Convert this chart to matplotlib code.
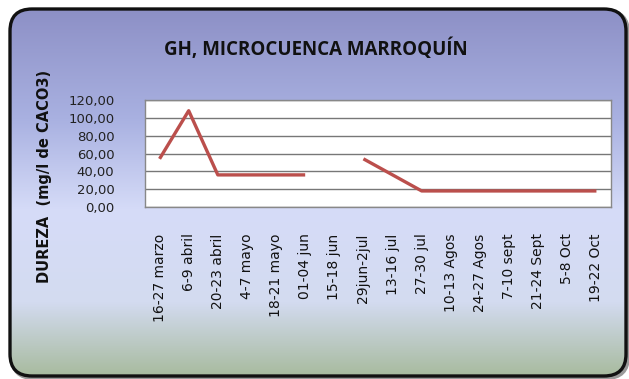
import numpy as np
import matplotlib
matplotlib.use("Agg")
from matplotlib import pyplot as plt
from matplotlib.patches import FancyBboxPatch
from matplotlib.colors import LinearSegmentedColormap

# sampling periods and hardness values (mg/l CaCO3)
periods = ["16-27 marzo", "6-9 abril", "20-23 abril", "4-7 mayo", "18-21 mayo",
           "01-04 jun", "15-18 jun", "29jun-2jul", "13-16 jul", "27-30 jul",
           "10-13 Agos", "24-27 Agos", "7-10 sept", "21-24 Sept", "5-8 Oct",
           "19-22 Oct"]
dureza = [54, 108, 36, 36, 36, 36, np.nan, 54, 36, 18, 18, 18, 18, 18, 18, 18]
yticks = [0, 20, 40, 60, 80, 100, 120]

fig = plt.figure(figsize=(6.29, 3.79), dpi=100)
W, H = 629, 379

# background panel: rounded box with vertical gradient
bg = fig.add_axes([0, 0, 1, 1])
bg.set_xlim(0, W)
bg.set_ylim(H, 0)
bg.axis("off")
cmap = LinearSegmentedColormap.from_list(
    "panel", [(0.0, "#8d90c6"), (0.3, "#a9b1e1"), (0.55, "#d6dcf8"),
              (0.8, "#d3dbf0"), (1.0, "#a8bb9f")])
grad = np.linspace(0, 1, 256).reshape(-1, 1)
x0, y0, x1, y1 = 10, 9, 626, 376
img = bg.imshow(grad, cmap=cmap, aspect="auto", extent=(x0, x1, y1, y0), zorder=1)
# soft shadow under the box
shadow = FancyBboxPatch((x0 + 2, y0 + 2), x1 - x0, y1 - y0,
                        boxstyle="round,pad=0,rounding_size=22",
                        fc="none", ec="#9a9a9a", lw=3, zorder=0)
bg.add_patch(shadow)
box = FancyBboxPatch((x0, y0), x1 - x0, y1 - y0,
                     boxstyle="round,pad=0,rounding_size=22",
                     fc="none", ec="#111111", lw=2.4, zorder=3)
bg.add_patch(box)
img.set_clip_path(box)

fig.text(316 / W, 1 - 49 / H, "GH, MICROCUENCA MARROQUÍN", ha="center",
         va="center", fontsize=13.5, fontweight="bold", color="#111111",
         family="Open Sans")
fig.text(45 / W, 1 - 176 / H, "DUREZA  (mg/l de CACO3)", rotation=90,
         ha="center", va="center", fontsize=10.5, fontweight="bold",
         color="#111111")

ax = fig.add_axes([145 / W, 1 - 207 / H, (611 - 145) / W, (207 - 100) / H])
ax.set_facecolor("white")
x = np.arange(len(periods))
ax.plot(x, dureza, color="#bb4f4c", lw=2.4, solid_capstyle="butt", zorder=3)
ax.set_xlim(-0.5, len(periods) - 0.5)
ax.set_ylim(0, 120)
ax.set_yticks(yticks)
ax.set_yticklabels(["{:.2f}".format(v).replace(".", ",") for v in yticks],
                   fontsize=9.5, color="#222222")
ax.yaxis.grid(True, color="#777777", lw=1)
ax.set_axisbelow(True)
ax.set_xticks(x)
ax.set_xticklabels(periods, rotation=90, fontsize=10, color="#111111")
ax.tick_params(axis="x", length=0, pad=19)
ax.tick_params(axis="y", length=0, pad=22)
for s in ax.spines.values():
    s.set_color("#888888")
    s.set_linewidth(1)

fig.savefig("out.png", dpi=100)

★ ★ ★ ★

• Prompt:
Give every line above again exactly, with no pictures.

• The solution:
Convert this chart to matplotlib code.
import numpy as np
import matplotlib
matplotlib.use("Agg")
from matplotlib import pyplot as plt
from matplotlib.patches import FancyBboxPatch
from matplotlib.colors import LinearSegmentedColormap

# sampling periods and hardness values (mg/l CaCO3)
periods = ["16-27 marzo", "6-9 abril", "20-23 abril", "4-7 mayo", "18-21 mayo",
           "01-04 jun", "15-18 jun", "29jun-2jul", "13-16 jul", "27-30 jul",
           "10-13 Agos", "24-27 Agos", "7-10 sept", "21-24 Sept", "5-8 Oct",
           "19-22 Oct"]
dureza = [54, 108, 36, 36, 36, 36, np.nan, 54, 36, 18, 18, 18, 18, 18, 18, 18]
yticks = [0, 20, 40, 60, 80, 100, 120]

fig = plt.figure(figsize=(6.29, 3.79), dpi=100)
W, H = 629, 379

# background panel: rounded box with vertical gradient
bg = fig.add_axes([0, 0, 1, 1])
bg.set_xlim(0, W)
bg.set_ylim(H, 0)
bg.axis("off")
cmap = LinearSegmentedColormap.from_list(
    "panel", [(0.0, "#8d90c6"), (0.3, "#a9b1e1"), (0.55, "#d6dcf8"),
              (0.8, "#d3dbf0"), (1.0, "#a8bb9f")])
grad = np.linspace(0, 1, 256).reshape(-1, 1)
x0, y0, x1, y1 = 10, 9, 626, 376
img = bg.imshow(grad, cmap=cmap, aspect="auto", extent=(x0, x1, y1, y0), zorder=1)
# soft shadow under the box
shadow = FancyBboxPatch((x0 + 2, y0 + 2), x1 - x0, y1 - y0,
                        boxstyle="round,pad=0,rounding_size=22",
                        fc="none", ec="#9a9a9a", lw=3, zorder=0)
bg.add_patch(shadow)
box = FancyBboxPatch((x0, y0), x1 - x0, y1 - y0,
                     boxstyle="round,pad=0,rounding_size=22",
                     fc="none", ec="#111111", lw=2.4, zorder=3)
bg.add_patch(box)
img.set_clip_path(box)

fig.text(316 / W, 1 - 49 / H, "GH, MICROCUENCA MARROQUÍN", ha="center",
         va="center", fontsize=13.5, fontweight="bold", color="#111111",
         family="Open Sans")
fig.text(45 / W, 1 - 176 / H, "DUREZA  (mg/l de CACO3)", rotation=90,
         ha="center", va="center", fontsize=10.5, fontweight="bold",
         color="#111111")

ax = fig.add_axes([145 / W, 1 - 207 / H, (611 - 145) / W, (207 - 100) / H])
ax.set_facecolor("white")
x = np.arange(len(periods))
ax.plot(x, dureza, color="#bb4f4c", lw=2.4, solid_capstyle="butt", zorder=3)
ax.set_xlim(-0.5, len(periods) - 0.5)
ax.set_ylim(0, 120)
ax.set_yticks(yticks)
ax.set_yticklabels(["{:.2f}".format(v).replace(".", ",") for v in yticks],
                   fontsize=9.5, color="#222222")
ax.yaxis.grid(True, color="#777777", lw=1)
ax.set_axisbelow(True)
ax.set_xticks(x)
ax.set_xticklabels(periods, rotation=90, fontsize=10, color="#111111")
ax.tick_params(axis="x", length=0, pad=19)
ax.tick_params(axis="y", length=0, pad=22)
for s in ax.spines.values():
    s.set_color("#888888")
    s.set_linewidth(1)

fig.savefig("out.png", dpi=100)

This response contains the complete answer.